Uma jovem herdeira falou da renovação das gerações, defendeu que se deve, o mais rapidamente possível e de uma forma inequivocamente eficaz, assumir o comando de todos os sectores do Bairro. ‘Estamos a perder terreno. Os nossos pais e tios já não conseguem dar resposta às necessidades. São lentos e conservadores. Temos que melhorar a nossa capacidade de produção e, principalmente, de distribuição.’ Esta conclusão, no final de um discurso quase improvisado, inflamou a plateia e anunciou uma grande sequência de comunicações.
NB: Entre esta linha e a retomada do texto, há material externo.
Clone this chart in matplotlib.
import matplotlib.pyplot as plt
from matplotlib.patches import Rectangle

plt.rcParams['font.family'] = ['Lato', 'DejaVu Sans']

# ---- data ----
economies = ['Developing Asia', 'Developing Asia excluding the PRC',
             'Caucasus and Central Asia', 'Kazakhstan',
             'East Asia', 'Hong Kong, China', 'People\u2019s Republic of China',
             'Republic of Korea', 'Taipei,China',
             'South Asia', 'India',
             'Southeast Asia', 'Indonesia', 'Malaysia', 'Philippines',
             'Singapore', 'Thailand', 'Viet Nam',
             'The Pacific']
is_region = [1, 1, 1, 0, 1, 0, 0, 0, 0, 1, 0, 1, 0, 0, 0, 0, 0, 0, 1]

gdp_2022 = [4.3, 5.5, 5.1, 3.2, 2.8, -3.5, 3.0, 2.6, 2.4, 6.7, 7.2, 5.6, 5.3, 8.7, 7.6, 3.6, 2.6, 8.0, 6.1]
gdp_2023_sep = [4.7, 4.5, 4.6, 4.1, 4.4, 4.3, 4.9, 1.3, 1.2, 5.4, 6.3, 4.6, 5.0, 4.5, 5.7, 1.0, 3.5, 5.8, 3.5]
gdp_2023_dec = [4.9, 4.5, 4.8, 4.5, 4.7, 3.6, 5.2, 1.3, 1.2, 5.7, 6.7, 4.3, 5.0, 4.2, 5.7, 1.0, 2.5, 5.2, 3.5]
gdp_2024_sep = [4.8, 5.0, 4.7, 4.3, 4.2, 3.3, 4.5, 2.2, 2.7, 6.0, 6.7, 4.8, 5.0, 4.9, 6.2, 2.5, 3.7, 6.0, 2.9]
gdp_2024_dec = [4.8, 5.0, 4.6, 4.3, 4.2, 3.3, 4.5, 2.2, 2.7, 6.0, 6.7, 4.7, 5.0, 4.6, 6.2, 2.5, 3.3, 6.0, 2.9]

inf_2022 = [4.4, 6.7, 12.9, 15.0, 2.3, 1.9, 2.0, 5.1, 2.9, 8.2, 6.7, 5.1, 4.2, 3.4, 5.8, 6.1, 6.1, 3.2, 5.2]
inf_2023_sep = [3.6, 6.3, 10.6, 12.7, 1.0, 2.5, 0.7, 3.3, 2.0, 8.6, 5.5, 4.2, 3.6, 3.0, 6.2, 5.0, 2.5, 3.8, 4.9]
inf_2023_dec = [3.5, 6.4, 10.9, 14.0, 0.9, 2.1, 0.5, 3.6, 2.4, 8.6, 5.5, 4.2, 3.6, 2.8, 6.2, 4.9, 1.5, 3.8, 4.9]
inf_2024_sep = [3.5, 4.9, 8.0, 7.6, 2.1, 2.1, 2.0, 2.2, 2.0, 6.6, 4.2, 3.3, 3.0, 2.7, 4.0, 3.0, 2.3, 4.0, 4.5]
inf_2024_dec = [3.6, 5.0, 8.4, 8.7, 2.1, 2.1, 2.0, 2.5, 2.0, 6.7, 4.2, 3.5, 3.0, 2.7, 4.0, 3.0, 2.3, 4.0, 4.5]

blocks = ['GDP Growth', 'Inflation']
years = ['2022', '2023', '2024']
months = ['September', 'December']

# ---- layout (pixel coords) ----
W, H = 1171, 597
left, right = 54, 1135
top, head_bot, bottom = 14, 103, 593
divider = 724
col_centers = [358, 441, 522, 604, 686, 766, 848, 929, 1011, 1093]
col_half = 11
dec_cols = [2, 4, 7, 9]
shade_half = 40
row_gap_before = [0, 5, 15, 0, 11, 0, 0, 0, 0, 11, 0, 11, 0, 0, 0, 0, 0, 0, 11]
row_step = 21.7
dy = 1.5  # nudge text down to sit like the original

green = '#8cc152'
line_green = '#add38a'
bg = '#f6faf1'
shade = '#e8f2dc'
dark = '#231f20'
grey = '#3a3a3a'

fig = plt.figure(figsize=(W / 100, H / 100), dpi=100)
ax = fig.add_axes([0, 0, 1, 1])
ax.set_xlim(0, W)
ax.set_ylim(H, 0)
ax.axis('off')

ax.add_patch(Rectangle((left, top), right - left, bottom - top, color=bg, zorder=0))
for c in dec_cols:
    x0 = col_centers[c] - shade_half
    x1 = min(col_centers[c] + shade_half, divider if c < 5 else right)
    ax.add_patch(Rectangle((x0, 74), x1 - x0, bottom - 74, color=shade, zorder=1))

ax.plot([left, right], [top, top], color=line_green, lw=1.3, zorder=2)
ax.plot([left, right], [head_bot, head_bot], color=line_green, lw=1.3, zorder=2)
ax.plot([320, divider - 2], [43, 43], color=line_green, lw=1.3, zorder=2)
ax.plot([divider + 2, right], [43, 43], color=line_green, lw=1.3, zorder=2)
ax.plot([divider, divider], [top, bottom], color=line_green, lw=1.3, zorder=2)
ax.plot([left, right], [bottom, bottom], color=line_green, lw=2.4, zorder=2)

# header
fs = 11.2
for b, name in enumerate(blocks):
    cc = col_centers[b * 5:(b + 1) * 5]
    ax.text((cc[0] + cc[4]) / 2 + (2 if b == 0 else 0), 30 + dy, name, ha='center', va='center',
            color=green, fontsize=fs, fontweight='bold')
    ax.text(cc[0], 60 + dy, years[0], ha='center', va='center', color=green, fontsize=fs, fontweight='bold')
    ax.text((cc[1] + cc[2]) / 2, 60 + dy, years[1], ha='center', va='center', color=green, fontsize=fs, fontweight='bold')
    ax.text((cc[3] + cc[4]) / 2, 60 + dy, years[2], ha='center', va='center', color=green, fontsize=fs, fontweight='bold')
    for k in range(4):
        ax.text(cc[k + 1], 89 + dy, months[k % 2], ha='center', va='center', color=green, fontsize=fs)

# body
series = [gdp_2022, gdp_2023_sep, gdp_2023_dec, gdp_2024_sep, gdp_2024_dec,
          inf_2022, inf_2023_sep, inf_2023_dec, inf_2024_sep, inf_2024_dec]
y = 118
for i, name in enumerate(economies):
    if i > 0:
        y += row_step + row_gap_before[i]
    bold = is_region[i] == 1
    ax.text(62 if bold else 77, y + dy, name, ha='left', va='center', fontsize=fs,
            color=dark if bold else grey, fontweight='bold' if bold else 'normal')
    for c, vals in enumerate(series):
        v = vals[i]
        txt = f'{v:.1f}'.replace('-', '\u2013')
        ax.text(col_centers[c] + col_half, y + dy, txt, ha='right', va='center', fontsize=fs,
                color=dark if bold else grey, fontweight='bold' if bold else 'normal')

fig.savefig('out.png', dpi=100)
Tomou a palavra um rapaz de óculos grossos, vestido com uma camisa azul clara às riscas. Numa voz pausada e clara, apresentou o seu ponto de vista sobre a qualidade dos estupefacientes. Afirmou que ‘o sucesso do Bairro depende apenas da qualidade dos produtos oferecidos. Temos conhecimentos para construir os melhores laboratórios da cidade e temos os melhores investigadores do norte do país. Perderemos rapidamente a nossa posição no mercado sem ofertas de qualidade.’ Nova chuva de aplausos e algumas manifestações de desagrado. ‘Isso pode custar mais dinheiro do que o que parece!’, sussurrou alguém.
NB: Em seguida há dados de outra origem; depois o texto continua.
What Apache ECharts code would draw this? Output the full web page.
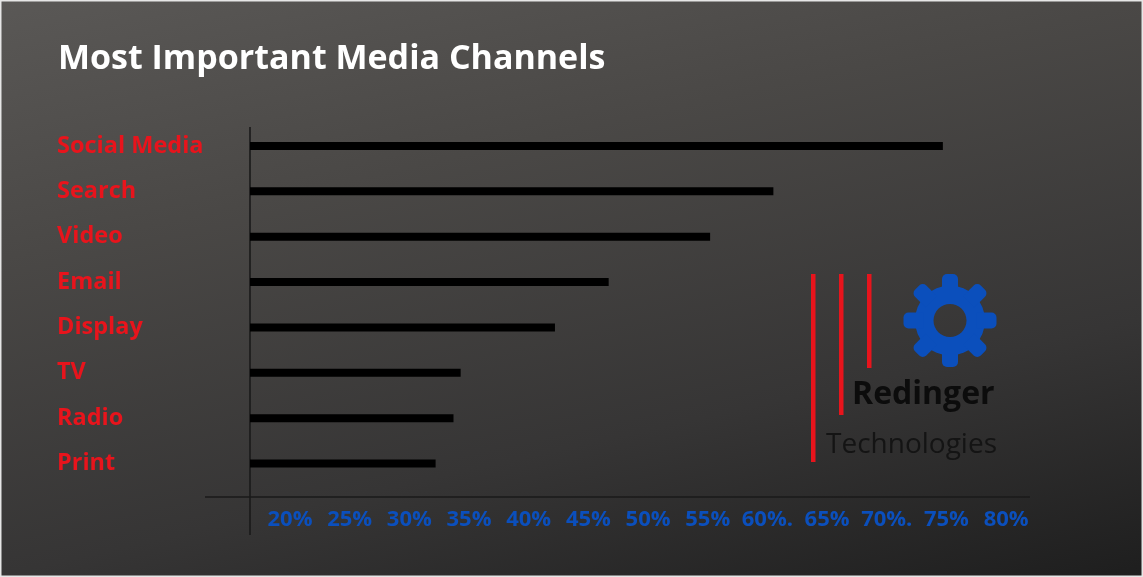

O terceiro orador da noite, uma mulher com cerca de trinta anos, educação britânica e voz sensual, fez silenciar a plateia quando começou por dizer ‘devemos, sem perder tempo com escrúpulos ou moralidades, pressionar de todas as formas o nosso governo no sentido de lhes explicar muito bem a importância e o peso do nosso sector. Temos que provar que, por cada grama de pó aqui vendida, o rendimento do país melhora. Temos que demonstrar que não vale a pena combater o narcotráfico porque, com isso, só perdem votos e mandatos. Usaremos todas as nossas armas para chantagear o poder político e transformá-los em marionetas nas nossas mãos.’ Fez um silêncio mais prolongado e, apesar dos sorrisos de aprovação da maioria da plateia, ninguém, absolutamente ninguém, quebrou o silêncio. Continuou sem alterar o tom de voz: ‘sim, falo em usarmos as provas que temos contra políticos e governantes para obter benefícios. Quantos de vocês fornecem os nossos governantes? Quantos de vocês receberam já cheques, de somas avultadas, assinados por pessoas que estão no poder?’ Terminou a intervenção agradecendo a atenção de todos e regressou ao seu lugar.
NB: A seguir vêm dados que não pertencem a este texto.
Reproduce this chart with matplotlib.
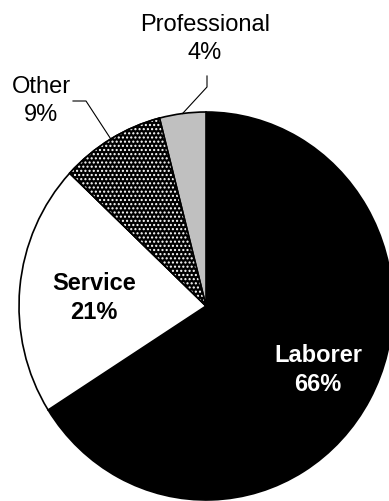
import numpy as np
import matplotlib
matplotlib.use('Agg')
import matplotlib.pyplot as plt
from matplotlib.patches import Wedge

labels = ['Laborer', 'Service', 'Other', 'Professional']
shares = [66, 21, 9, 4]
colors = ['black', 'white', 'black', '#c0c0c0']

W, H = 389, 502
cx, cy = 206, 307      # pie centre in pixels (from top-left)
rx, ry = 187, 194      # pie radii in pixels


def py(y):
    # pixel row -> data y
    return (cy - y) / ry


def px(x):
    return (x - cx) / rx


plt.rcParams['font.family'] = ['Liberation Sans', 'DejaVu Sans']

fig = plt.figure(figsize=(W / 100, H / 100), dpi=100)
ax = fig.add_axes([0, 0, 1, 1])

wedges, _ = ax.pie(shares, colors=colors, startangle=90, counterclock=False,
                   wedgeprops=dict(edgecolor='black', linewidth=1.2))

# white dot pattern over the "Other" slice
w = wedges[2]
ax.add_patch(Wedge(w.center, w.r, w.theta1, w.theta2, facecolor='none',
                   edgecolor='white', linewidth=0, hatch='....'))
ax.add_patch(Wedge(w.center, w.r, w.theta1, w.theta2, facecolor='none',
                   edgecolor='black', linewidth=1.2))

ax.set_aspect('auto')
ax.set_xlim(px(0), px(W))
ax.set_ylim(py(H), py(0))
ax.axis('off')

fs = 17
ls = 1.38
ax.text(px(318), py(370), 'Laborer\n66%', color='white', fontsize=fs,
        fontweight='bold', ha='center', va='center', linespacing=ls)
ax.text(px(94), py(298), 'Service\n21%', color='black', fontsize=fs,
        fontweight='bold', ha='center', va='center', linespacing=ls)
ax.text(px(41), py(101), 'Other\n9%', color='black', fontsize=fs,
        ha='center', va='center', linespacing=ls)
ax.text(px(205), py(39), 'Professional\n4%', color='black', fontsize=fs,
        ha='center', va='center', linespacing=ls)

# leader lines to the two small slices
for i, (sx, sy, kx, ky) in [(3, (207, 77, 207, 88)), (2, (73, 102, 86, 102))]:
    w = wedges[i]
    mid = np.deg2rad((w.theta1 + w.theta2) / 2)
    ax.plot([px(sx), px(kx), np.cos(mid)], [py(sy), py(ky), np.sin(mid)],
            color='black', linewidth=0.8)

fig.savefig('out.png', dpi=100)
Esta opinião suscitou algumas respostas, ora manifestando compreensão ora algumas reticências em relação a procedimentos deste tipo. ‘Estaríamos a abrir precedentes graves no código de conduta dos traficantes’, disse alguém. Ouviu-se de imediato outra voz: ‘No Bairro ninguém tem nome próprio, ninguém tem personalidade para além da quantidade e do valor da compra.’
Uma das últimas intervenções retomou a questão da qualidade dos produtos, não como uma forma de ultrapassar a concorrência, mas como uma forma de aumentar a taxa de permanência e de fidelização dos clientes. ‘Não podemos continuar a perder clientes por morte prematura. Fornecendo bons produtos, garantiremos maior qualidade de vida e maior longevidade aos nossos clientes, e, consequentemente, mais lucro.’ Alguém concordou concluindo a fórmula matemática: ‘É preferível vender bom material durante trinta anos à mesma pessoa, mesmo ganhando menos vinte por cento em cada transacção, do que ter um cliente só por dez anos. Não é?'
A madrugada já ia alta. Começaram a tocar telefones e algumas pessoas começaram a sair. Para terminar o encontro, um dos organizadores do jantar, resumiu os pontos abordados e concluiu que ‘alguns dos assuntos aqui falados são recorrentes nas reuniões da Comissão – como a promoção e o melhoramento dos métodos de distribuição – enquanto que outros são manifestamente inovadores e merecem a nossa melhor atenção. Devemos continuar com os investimentos na investigação e procurar conclusões. Unidos, poderemos em pouco tempo elaborar um documento e fazê-lo aprovar pela Comissão. Poderemos então avançar com medidas efectivas. Os nossos pais, os nossos tios e padrinhos estão a envelhecer – alguns estão mesmo presos. Está na hora de os substituirmos e avançarmos de cabeça levantada para a construção de um novo Bairro. Um Bairro para o futuro.’
Uma ovação final deu por terminada a reunião e todos foram unânimes em garantir o sucesso do encontro.